To ensure reliable results: 

  • Maintain a clean and updated baseline database  
  • Use a consistent schema across environments  
  • Avoid overly complex prompts  
  • Standardize report formats  
  • Automate validation execution 

Handling Large Datasets 

One common concern is performance when comparing massive databases. To ensure efficiency, the AI-driven approach utilizes several strategies: 

  • Metadata First: The AI initially compares high-level metadata like row counts and table structures before diving into specific records. 
  • Intelligent Sampling: For multi-million-row tables, the AI can be prompted to validate specific data “clusters” or recent records based on the test case requirements. 
  • Batch Processing: Database MCP can retrieve data in chunks, preventing memory overloads while maintaining high-speed comparison. 

Integrating with Modern CI/CD Tools 

For maximum impact, this validation shouldn’t be a manual task—it should be a mandatory step in your pipeline. 

  • GitHub Actions: Use a workflow step to trigger the validation script. If the AI returns a FAIL status, the pipeline stops before the heavy automation tests even start. 
  • Jenkins: Incorporate the validation as a build step.

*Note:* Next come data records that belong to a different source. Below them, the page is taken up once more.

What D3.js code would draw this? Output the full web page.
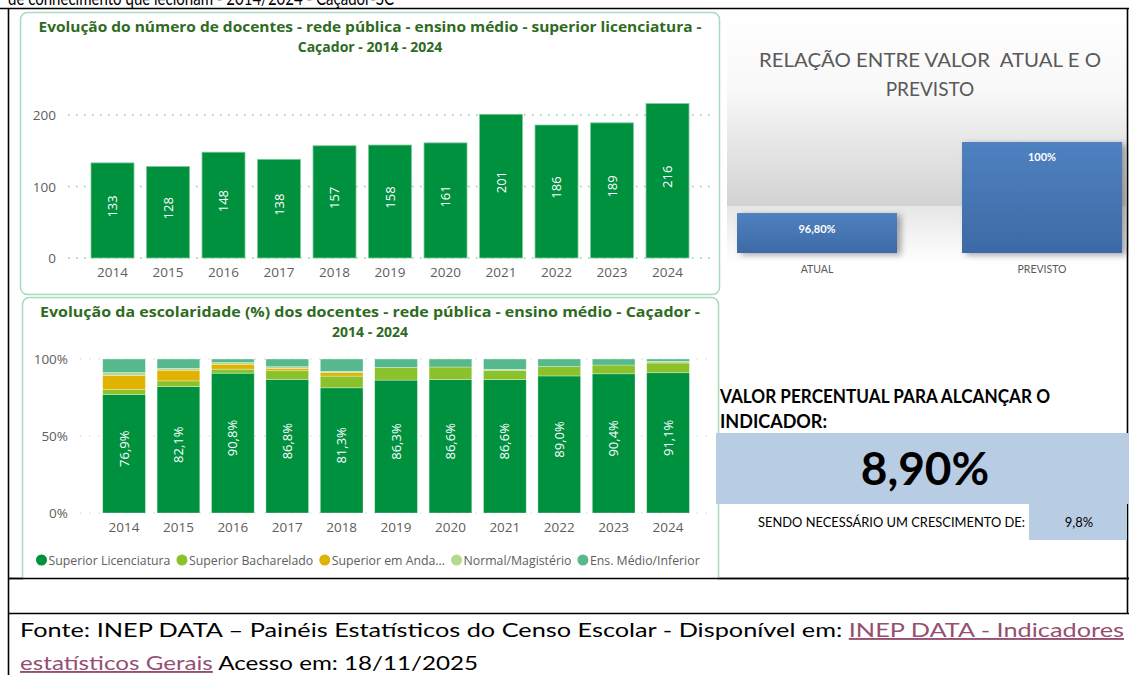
<!DOCTYPE html>
<html lang="pt-BR">
<head>
<meta charset="utf-8">
<script src="https://cdn.jsdelivr.net/npm/d3@7/dist/d3.min.js"></script>
<style>
  html, body { margin: 0; padding: 0; background: #fff; }
  svg { display: block; }
  .pre { white-space: pre; }
</style>
</head>
<body>
<div id="chart"></div>
<script>
// ---- Dados ----
const anos = ["2014","2015","2016","2017","2018","2019","2020","2021","2022","2023","2024"];
const docentes = [133,128,148,138,157,158,161,201,186,189,216];

// Escolaridade (%) por ano
const supLicenciatura = [76.9,82.1,90.8,86.8,81.3,86.3,86.6,86.6,89.0,90.4,91.1];
const supBacharelado  = [3.2,3.7,2.6,5.6,7.6,8.3,8.2,6.1,6.1,5.7,6.3];
const supAndamento    = [9.3,6.9,3.2,1.5,2.2,0,0,0,0,0,0];
const normalMagist    = [1.8,1.2,1.1,1.1,0.9,0,0,0.6,0,0,1.1];
const ensMedioInf     = [8.8,6.1,2.3,5.0,8.0,5.4,5.2,6.7,4.9,3.9,1.5];

const seriesNomes = ["Superior Licenciatura","Superior Bacharelado","Superior em Anda...","Normal/Magistério","Ens. Médio/Inferior"];
const seriesCores = ["#00913f","#8bc22b","#dfb300","#b6d88e","#55b98d"];

const ticksDocentes = [0,100,200];
const ticksPct = [0,50,100];

// Relação atual x previsto
const categoriasRel = ["ATUAL","PREVISTO"];
const valoresRel = [96.8,100];
const rotulosRel = ["96,80%","100%"];

const valorIndicador = "8,90%";
const crescimento = "9,8%";

// ---- Estrutura ----
const W = 1129, H = 675;
const svg = d3.select("#chart").append("svg").attr("width", W).attr("height", H);
svg.append("rect").attr("width", W).attr("height", H).attr("fill", "#fff");
const defs = svg.append("defs");

const fPBI = "'Open Sans', 'Noto Sans', sans-serif";
const fDoc = "Lato, 'Open Sans', sans-serif";

function fit(sel, width) {
  const n = sel.node();
  const w = n.getComputedTextLength();
  if (Math.abs(w - width) > 1) sel.attr("textLength", width).attr("lengthAdjust", "spacingAndGlyphs");
  return sel;
}

// Linha do texto anterior (cortada pela borda superior)
fit(svg.append("text").attr("x", 8).attr("y", 5).attr("font-family", fDoc).attr("font-size", 19)
  .attr("fill", "#000").text("de conhecimento que lecionam - 2014/2024 - Caçador-SC"), 386);

// Bordas da tabela
const lines = [
  [0, 8.5, W, 8.5], [8.5, 8.5, 8.5, H], [1127.5, 8.5, 1127.5, 614],
  [8.5, 578.5, W, 578.5], [8.5, 613.5, W, 613.5]
];
svg.selectAll("line.tab").data(lines).join("line").attr("class", "tab")
  .attr("x1", d => d[0]).attr("y1", d => d[1]).attr("x2", d => d[2]).attr("y2", d => d[3])
  .attr("stroke", "#000").attr("stroke-width", 1.6);

// Painéis
svg.append("rect").attr("x", 20.5).attr("y", 12.5).attr("width", 699).attr("height", 282)
  .attr("rx", 7).attr("fill", "#fff").attr("stroke", "#a8dbbd").attr("stroke-width", 1.5);
svg.append("rect").attr("x", 22.5).attr("y", 297.5).attr("width", 696).attr("height", 290)
  .attr("rx", 7).attr("fill", "#fff").attr("stroke", "#a8dbbd").attr("stroke-width", 1.5);
// linha da tabela por cima do painel inferior
svg.append("line").attr("x1", 8.5).attr("x2", W).attr("y1", 578.5).attr("y2", 578.5)
  .attr("stroke", "#000").attr("stroke-width", 1.6);
svg.append("rect").attr("x", 10).attr("y", 580).attr("width", 1116).attr("height", 32).attr("fill", "#fff");

// ---- Gráfico 1: número de docentes ----
const tituloCor = "#2e6b22";
function titulo(l1, l2, y, w1) {
  fit(svg.append("text").attr("x", 370).attr("y", y).attr("text-anchor", "middle")
    .attr("font-family", fPBI).attr("font-weight", 700).attr("font-size", 14)
    .attr("fill", tituloCor).text(l1), w1);
  svg.append("text").attr("x", 370).attr("y", y + 20).attr("text-anchor", "middle")
    .attr("font-family", fPBI).attr("font-weight", 700).attr("font-size", 14)
    .attr("fill", tituloCor).text(l2);
}
titulo("Evolução do número de docentes - rede pública - ensino médio - superior licenciatura -",
       "Caçador - 2014 - 2024", 32, 663);

const x1 = d3.scaleBand().domain(anos).range([84.76, 695.26]).paddingInner(0.225).paddingOuter(0.1125);
const y1 = d3.scaleLinear().domain([0, 200]).range([258, 115]);

const g1 = svg.append("g");
g1.selectAll("line.grid").data(ticksDocentes).join("line").attr("class", "grid")
  .attr("x1", 68).attr("x2", 712).attr("y1", d => y1(d)).attr("y2", d => y1(d))
  .attr("stroke", "#8ccfa5").attr("stroke-width", 1.5).attr("stroke-dasharray", "1.5,6.5");
g1.selectAll("text.yt").data(ticksDocentes).join("text").attr("class", "yt")
  .attr("x", 56).attr("y", d => y1(d) + 5).attr("text-anchor", "end")
  .attr("font-family", fPBI).attr("font-size", 13.5).attr("fill", "#605e5c").text(d => d);
g1.selectAll("rect.bar").data(docentes).join("rect").attr("class", "bar")
  .attr("x", (d, i) => x1(anos[i])).attr("width", x1.bandwidth())
  .attr("y", d => y1(d)).attr("height", d => y1(0) - y1(d))
  .attr("fill", "#00913f").attr("stroke", "#7fcb9c").attr("stroke-width", 0.8);
g1.selectAll("text.lbl").data(docentes).join("text").attr("class", "lbl")
  .attr("transform", (d, i) => `translate(${x1(anos[i]) + x1.bandwidth() / 2 + 4.5},${(y1(d) + y1(0)) / 2 - 4}) rotate(-90)`)
  .attr("text-anchor", "middle").attr("font-family", fPBI).attr("font-size", 13)
  .attr("fill", "#fff").text(d => d);
g1.selectAll("text.xt").data(anos).join("text").attr("class", "xt")
  .attr("x", d => x1(d) + x1.bandwidth() / 2).attr("y", 277).attr("text-anchor", "middle")
  .attr("font-family", fPBI).attr("font-size", 13.5).attr("fill", "#605e5c").text(d => d);

// ---- Gráfico 2: escolaridade (%) ----
titulo("Evolução da escolaridade (%) dos docentes - rede pública - ensino médio - Caçador -",
       "2014 - 2024", 317, 660);

const x2 = d3.scaleBand().domain(anos).range([96.85, 695.25]).paddingInner(0.215).paddingOuter(0.1075);
const y2 = d3.scaleLinear().domain([0, 100]).range([513, 359]);

const linhas = anos.map((a, i) => ({
  ano: a, s0: supLicenciatura[i], s1: supBacharelado[i], s2: supAndamento[i], s3: normalMagist[i], s4: ensMedioInf[i]
}));
const chaves = ["s0","s1","s2","s3","s4"];
const pilha = d3.stack().keys(chaves)(linhas);

const g2 = svg.append("g");
g2.selectAll("line.grid").data(ticksPct).join("line").attr("class", "grid")
  .attr("x1", 80).attr("x2", 710).attr("y1", d => y2(d)).attr("y2", d => y2(d))
  .attr("stroke", "#c9c9c9").attr("stroke-width", 1.2).attr("stroke-dasharray", "1.2,8");
g2.selectAll("text.yt").data(ticksPct).join("text").attr("class", "yt")
  .attr("x", 68).attr("y", d => y2(d) + 5).attr("text-anchor", "end")
  .attr("font-family", fPBI).attr("font-size", 13.5).attr("fill", "#605e5c").text(d => d + "%");
g2.selectAll("g.serie").data(pilha).join("g").attr("class", "serie")
  .attr("fill", (d, i) => seriesCores[i])
  .selectAll("rect").data(d => d.filter(p => p[1] - p[0] > 0)).join("rect")
  .attr("x", d => x2(d.data.ano)).attr("width", x2.bandwidth())
  .attr("y", d => y2(d[1])).attr("height", d => y2(d[0]) - y2(d[1]))
  .attr("stroke", "rgba(255,255,255,0.45)").attr("stroke-width", 0.7);
g2.selectAll("text.lbl").data(pilha[0]).join("text").attr("class", "lbl")
  .attr("transform", d => `translate(${x2(d.data.ano) + x2.bandwidth() / 2 + 4.5},${(y2(d[1]) + y2(d[0])) / 2 - 5}) rotate(-90)`)
  .attr("text-anchor", "middle").attr("font-family", fPBI).attr("font-size", 13)
  .attr("fill", "#fff").text(d => d3.format(".1f")(d.data.s0).replace(".", ",") + "%");
g2.selectAll("text.xt").data(anos).join("text").attr("class", "xt")
  .attr("x", d => x2(d) + x2.bandwidth() / 2).attr("y", 532).attr("text-anchor", "middle")
  .attr("font-family", fPBI).attr("font-size", 13.5).attr("fill", "#605e5c").text(d => d);

// Legenda
const leg = svg.append("g");
let cx = 36;
seriesNomes.forEach((nome, i) => {
  leg.append("circle").attr("cx", cx + 5.5).attr("cy", 560).attr("r", 5.5).attr("fill", seriesCores[i]);
  const t = leg.append("text").attr("x", cx + 12.5).attr("y", 564.5)
    .attr("font-family", fPBI).attr("font-size", 12.3).attr("fill", "#605e5c").text(nome);
  cx += 12.5 + t.node().getComputedTextLength() + 6;
});

// ---- Relação entre valor atual e previsto ----
const parede = defs.append("linearGradient").attr("id", "parede").attr("x1", 0).attr("y1", 0).attr("x2", 0).attr("y2", 1);
parede.append("stop").attr("offset", 0).attr("stop-color", "#ffffff");
parede.append("stop").attr("offset", 0.4).attr("stop-color", "#f8f8f8");
parede.append("stop").attr("offset", 1).attr("stop-color", "#d2d2d2");
const piso = defs.append("linearGradient").attr("id", "piso").attr("x1", 0).attr("y1", 0).attr("x2", 0).attr("y2", 1);
piso.append("stop").attr("offset", 0).attr("stop-color", "#e6e6e6");
piso.append("stop").attr("offset", 1).attr("stop-color", "#ffffff");
const barraAzul = defs.append("linearGradient").attr("id", "barraAzul").attr("x1", 0).attr("y1", 0).attr("x2", 0).attr("y2", 1);
barraAzul.append("stop").attr("offset", 0).attr("stop-color", "#4f81c0");
barraAzul.append("stop").attr("offset", 1).attr("stop-color", "#3d6aa6");
const sombra = defs.append("filter").attr("id", "sombra").attr("x", "-10%").attr("y", "-10%").attr("width", "130%").attr("height", "130%");
sombra.append("feDropShadow").attr("dx", 4).attr("dy", 2).attr("stdDeviation", 3)
  .attr("flood-color", "#000").attr("flood-opacity", 0.35);

svg.append("rect").attr("x", 727).attr("y", 14).attr("width", 399).attr("height", 192).attr("fill", "url(#parede)");
svg.append("rect").attr("x", 727).attr("y", 206).attr("width", 399).attr("height", 58).attr("fill", "url(#piso)");

const tr = svg.append("text").attr("text-anchor", "middle").attr("font-family", fDoc)
  .attr("font-size", 19).attr("fill", "#595959");
fit(tr.append("tspan").attr("class", "pre").attr("x", 930).attr("y", 67).text("RELAÇÃO ENTRE VALOR  ATUAL E O"), 342);
svg.append("text").attr("x", 930).attr("y", 96).attr("text-anchor", "middle").attr("font-family", fDoc)
  .attr("font-size", 19).attr("fill", "#595959").text("PREVISTO");

const x3 = d3.scaleBand().domain(categoriasRel).range([704.5, 1154.5]).paddingInner(0.289).paddingOuter(0.1445);
const y3 = d3.scaleLinear().domain([95, 100]).range([253, 142]);
svg.selectAll("rect.rel").data(valoresRel).join("rect").attr("class", "rel")
  .attr("x", (d, i) => x3(categoriasRel[i])).attr("width", x3.bandwidth())
  .attr("y", d => y3(d)).attr("height", d => y3(95) - y3(d))
  .attr("fill", "url(#barraAzul)").attr("filter", "url(#sombra)");
svg.selectAll("text.rel").data(valoresRel).join("text").attr("class", "rel")
  .attr("x", (d, i) => x3(categoriasRel[i]) + x3.bandwidth() / 2)
  .attr("y", (d, i) => i === 0 ? y3(d) + 20 : y3(d) + 19)
  .attr("text-anchor", "middle").attr("font-family", fDoc).attr("font-weight", 700)
  .attr("font-size", 11).attr("fill", "#fff").text((d, i) => rotulosRel[i]);
svg.selectAll("text.cat").data(categoriasRel).join("text").attr("class", "cat")
  .attr("x", d => x3(d) + x3.bandwidth() / 2).attr("y", 273).attr("text-anchor", "middle")
  .attr("font-family", fDoc).attr("font-size", 10.5).attr("fill", "#595959").text(d => d);

// ---- Indicador ----
fit(svg.append("text").attr("x", 720).attr("y", 403).attr("font-family", fDoc).attr("font-weight", 700)
  .attr("font-size", 18).attr("fill", "#000").text("VALOR PERCENTUAL PARA ALCANÇAR O"), 330);
svg.append("text").attr("x", 720).attr("y", 428).attr("font-family", fDoc).attr("font-weight", 700)
  .attr("font-size", 18).attr("fill", "#000").text("INDICADOR:");
svg.append("rect").attr("x", 716).attr("y", 433).attr("width", 413).attr("height", 71).attr("fill", "#b8cce4");
svg.append("text").attr("x", 925).attr("y", 485).attr("text-anchor", "middle").attr("font-family", fDoc)
  .attr("font-weight", 700).attr("font-size", 46).attr("fill", "#000").text(valorIndicador);
svg.append("rect").attr("x", 1029).attr("y", 504).attr("width", 98).attr("height", 36).attr("fill", "#b8cce4");
fit(svg.append("text").attr("x", 758).attr("y", 527).attr("font-family", fDoc).attr("font-size", 13)
  .attr("fill", "#000").text("SENDO NECESSÁRIO UM CRESCIMENTO DE:"), 267);
svg.append("text").attr("x", 1079).attr("y", 527).attr("text-anchor", "middle").attr("font-family", fDoc)
  .attr("font-size", 13).attr("fill", "#000").text(crescimento);

// ---- Fonte ----
const link = "#954f72";
const f1 = svg.append("text").attr("x", 20).attr("y", 637).attr("font-family", fDoc).attr("font-size", 19).attr("fill", "#000");
f1.append("tspan").text("Fonte: INEP DATA – Painéis Estatísticos do Censo Escolar - Disponível em: ");
f1.append("tspan").attr("fill", link).attr("text-decoration", "underline").text("INEP DATA - Indicadores");
fit(f1, 1104);
const f2 = svg.append("text").attr("x", 20).attr("y", 670).attr("font-family", fDoc).attr("font-size", 19).attr("fill", "#000");
f2.append("tspan").attr("fill", link).attr("text-decoration", "underline").text("estatísticos Gerais");
f2.append("tspan").text(" Acesso em: 18/11/2025");
fit(f2, 458);
</script>
</body>
</html>
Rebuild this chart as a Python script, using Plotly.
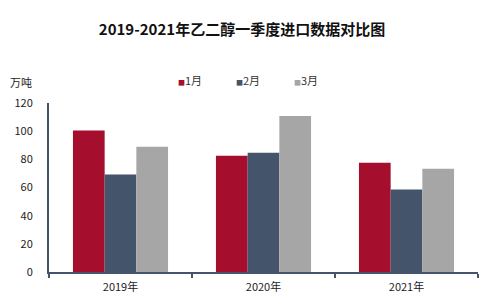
import plotly.graph_objects as go

years = ["2019年", "2020年", "2021年"]
months = ["1月", "2月", "3月"]
values = {
    "1月": [100.5, 82.6, 77.6],
    "2月": [69.2, 84.7, 58.6],
    "3月": [89.0, 110.8, 73.4],
}
colors = {"1月": "#A50E2D", "2月": "#44546A", "3月": "#A6A6A6"}
y_ticks = [0, 20, 40, 60, 80, 100, 120]

fig = go.Figure()
for m in months:
    fig.add_trace(go.Bar(x=years, y=values[m], name=m, marker_color=colors[m],
                         marker_line_width=0, showlegend=False))

L, R, T, B = 49, 6, 103, 30
W, H = 484, 302
pw, ph = W - L - R, H - T - B

fig.update_layout(
    width=W, height=H,
    margin=dict(l=L, r=R, t=T, b=B),
    paper_bgcolor="white", plot_bgcolor="white",
    barmode="group", bargap=0.335, bargroupgap=0,
    font=dict(family="Noto Sans CJK SC, sans-serif", size=11, color="#222"),
    title=dict(text="<b>2019-2021年乙二醇一季度进口数据对比图</b>",
               x=0.5, xanchor="center", y=0.9, yanchor="middle",
               font=dict(size=15, color="#111", family="Noto Sans CJK SC, serif")),
)
fig.update_xaxes(showline=True, linecolor="#44546A", linewidth=2,
                 ticks="outside", tickson="boundaries", ticklen=4,
                 tickcolor="#44546A", tickwidth=1.5, showgrid=False,
                 tickfont=dict(size=11), ticklabelstandoff=4)
fig.update_yaxes(range=[0, 120], tickvals=y_ticks, showline=True,
                 linecolor="#44546A", linewidth=2, showgrid=False,
                 ticks="", zeroline=False, tickfont=dict(size=11),
                 ticklabelstandoff=12)

# legend drawn as text annotations
legend_x = [176, 234, 292]
for m, lx in zip(months, legend_x):
    fig.add_annotation(
        text=f"<span style='color:{colors[m]};font-size:7px'>■</span>{m}",
        xref="paper", yref="paper",
        x=(lx - L) / pw, y=(H - B - 80) / ph,
        xanchor="left", yanchor="middle", showarrow=False,
        font=dict(size=11, color="#333"))

fig.add_annotation(text="万吨", xref="paper", yref="paper",
                   x=(21 - L) / pw, y=(H - B - 82) / ph,
                   xanchor="center", yanchor="middle", showarrow=False,
                   font=dict(size=11, color="#222"))
fig.write_html("out.html")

Store the resulting HTML/PDF reports as build artifacts for easy auditing. 
  • Azure DevOps: Use “Gates” in your release pipeline to ensure the environment is ready before deploying or testing code. 

Putting It All Together 

With Database MCP handling connectivity and AI managing validation logic, this setup creates a scalable, repeatable, and automated data validation workflow. 

Instead of manually verifying data, teams can now: 

✔ Detect inconsistencies early 
✔ Enforce validation rules dynamically 
✔ Ensure environment readiness with confidence 

Final Thought 

Automation is only as strong as the data it depends on. 

Validating that data—proactively and intelligently—is no longer optional. It’s essential.